Type in urban poverty trends into Google Scholar and top of the list is a paper that I co-authored, published in World Development in 1999. Not very encouraging. If you scan the World Bank and DFID web sites for urban work there is not much.
The one thing I did find is a powerpoint from 2009 by Judy Baker of the World Bank, presenting numbers (although where they come from I don't know) on the urban share of total poor (less than $2.15 a day 1993-2002) which show the numbers increasing for Latin America (no surprise), but also for South Asia and Sub-Saharan Africa. In the latter region the share of poverty in urban areas rises from 24% in 1993 to 31% in 2002--nearly one ppt per year.
For India we have a paper by Datt and Ravallion from 2010 which shows the share of India's poor living in urban areas rising from 25% in 1985 to 35% in 2005 or 0.5 ppt a year. So why no major emphasis on urban poverty in the development agencies (or research organisations?). Is it because:
- urban poverty and rural poverty are so similar in nature? (they are similar in many ways but some key differences revolve around environmental externalities due to population density, violence, and fragile tenure)
- the policies and programmes needed to reduce urban poverty are similar to rural poverty? (again, some are, but some --such as municipal public goods provision--need to be very attuned to urban contexts)
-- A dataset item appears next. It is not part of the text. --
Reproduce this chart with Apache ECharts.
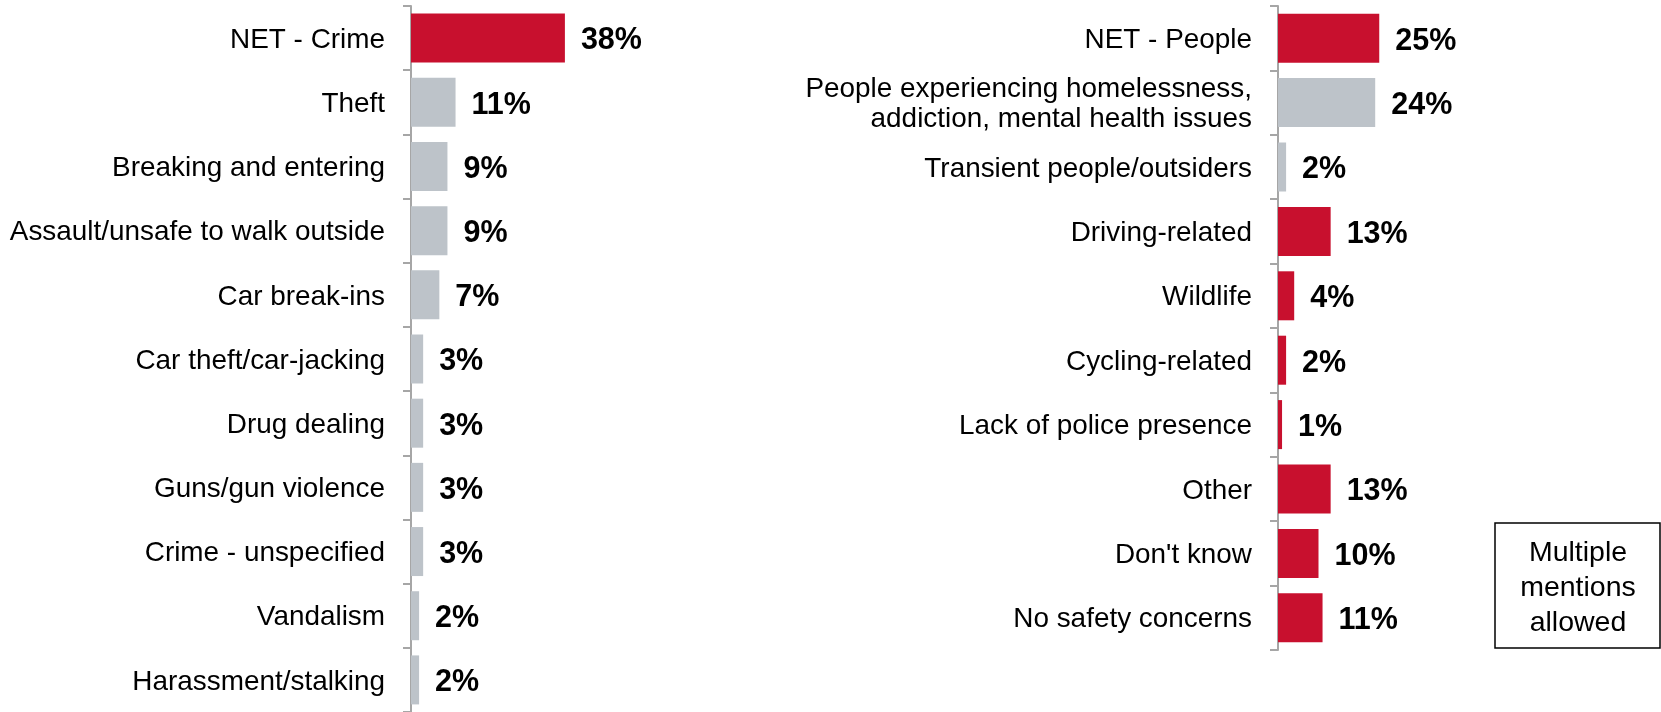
<!DOCTYPE html>
<html>
<head>
<meta charset="utf-8">
<script src="https://cdn.jsdelivr.net/npm/echarts@6/dist/echarts.min.js"></script>
<style>
  html, body { margin: 0; padding: 0; background: #fff; }
  #chart { width: 1661px; height: 712px; }
</style>
</head>
<body>
<div id="chart"></div>
<script>
// left panel: crime
const crimeCats = [
  "NET - Crime",
  "Theft",
  "Breaking and entering",
  "Assault/unsafe to walk outside",
  "Car break-ins",
  "Car theft/car-jacking",
  "Drug dealing",
  "Guns/gun violence",
  "Crime - unspecified",
  "Vandalism",
  "Harassment/stalking",
];
const crimeVals = [38, 11, 9, 9, 7, 3, 3, 3, 3, 2, 2];

// right panel: people / other
const otherCats = [
  "NET - People",
  "People experiencing homelessness,\naddiction, mental health issues",
  "Transient people/outsiders",
  "Driving-related",
  "Wildlife",
  "Cycling-related",
  "Lack of police presence",
  "Other",
  "Don't know",
  "No safety concerns",
];
const otherVals = [25, 24, 2, 13, 4, 2, 1, 13, 10, 11];

// sub-items drawn grey, the rest red
const greyCats = [
  "Theft", "Breaking and entering", "Assault/unsafe to walk outside",
  "Car break-ins", "Car theft/car-jacking", "Drug dealing",
  "Guns/gun violence", "Crime - unspecified", "Vandalism",
  "Harassment/stalking",
  "People experiencing homelessness,\naddiction, mental health issues",
  "Transient people/outsiders",
];

const RED = "#C8102E";
const GREY = "#BDC3C9";
const FONT = "'Liberation Sans', Arial, sans-serif";

const chart = echarts.init(document.getElementById("chart"));

function xAx(idx) {
  return {
    type: "value",
    gridIndex: idx,
    min: 0,
    max: 40,
    show: false,
  };
}

function yAx(idx, cats) {
  return {
    type: "category",
    gridIndex: idx,
    data: cats,
    inverse: true,
    axisLine: { show: true, lineStyle: { color: "#A6A6A6", width: 2 } },
    axisTick: { show: true, length: 8, lineStyle: { color: "#A6A6A6", width: 2 } },
    axisLabel: {
      margin: 26,
      color: "#000",
      fontFamily: FONT,
      fontSize: 27.9,
      align: "right",
      // wrap each line so the text sits a couple px lower, like the original
      formatter: (v) => v.split("\n").map((s) => "{a|" + s + "}").join("\n"),
      rich: {
        a: {
          color: "#000",
          fontFamily: FONT,
          fontSize: 27.9,
          lineHeight: 30,
          padding: [4, 0, 0, 0],
        },
      },
    },
  };
}

function barSeries(idx, vals) {
  return {
    type: "bar",
    xAxisIndex: idx,
    yAxisIndex: idx,
    data: vals,
    barWidth: 49,
    itemStyle: {
      color: (p) => (greyCats.includes(p.name) ? GREY : RED),
    },
    label: {
      show: true,
      position: "right",
      distance: 16,
      offset: [0, 3],
      formatter: "{c}%",
      color: "#000",
      fontFamily: FONT,
      fontWeight: "bold",
      fontSize: 30.5,
    },
  };
}

const option = {
  animation: false,
  grid: [
    { left: 411, top: 6, width: 162, height: 708.4 },
    { left: 1278, top: 6, width: 162, height: 644 },
  ],
  xAxis: [xAx(0), xAx(1)],
  yAxis: [yAx(0, crimeCats), yAx(1, otherCats)],
  series: [barSeries(0, crimeVals), barSeries(1, otherVals)],
  graphic: [
    {
      type: "rect",
      shape: { x: 1495, y: 523, width: 165, height: 125 },
      style: { fill: "#fff", stroke: "#000", lineWidth: 1.5 },
    },
    {
      type: "text",
      x: 1578,
      y: 588,
      style: {
        text: "Multiple\nmentions\nallowed",
        fill: "#000",
        font: "28.5px " + FONT,
        lineHeight: 35,
        align: "center",
        verticalAlign: "middle",
      },
    },
  ],
};

chart.setOption(option);
</script>
</body>
</html>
- there is now a rural bias? (Michael Lipton, a guru, will not like me saying it, but have we gotten lazy about assuming urban bias still prevails-those who shout loudest are in urban areas near policymakers and they get their needs met first)
- all the 40 and 50 year old development professionals were taught to understand rural poverty and not urban poverty? (I think there is something to this--I have fond memories of Bruce Johnston's Integrated Rural Development)
- the data on urban poverty are so weak and non-existent? (they are pretty poor--just check out these World Bank data pages)
- of path dependency? (yep, its so easy to keep on doing what we are doing).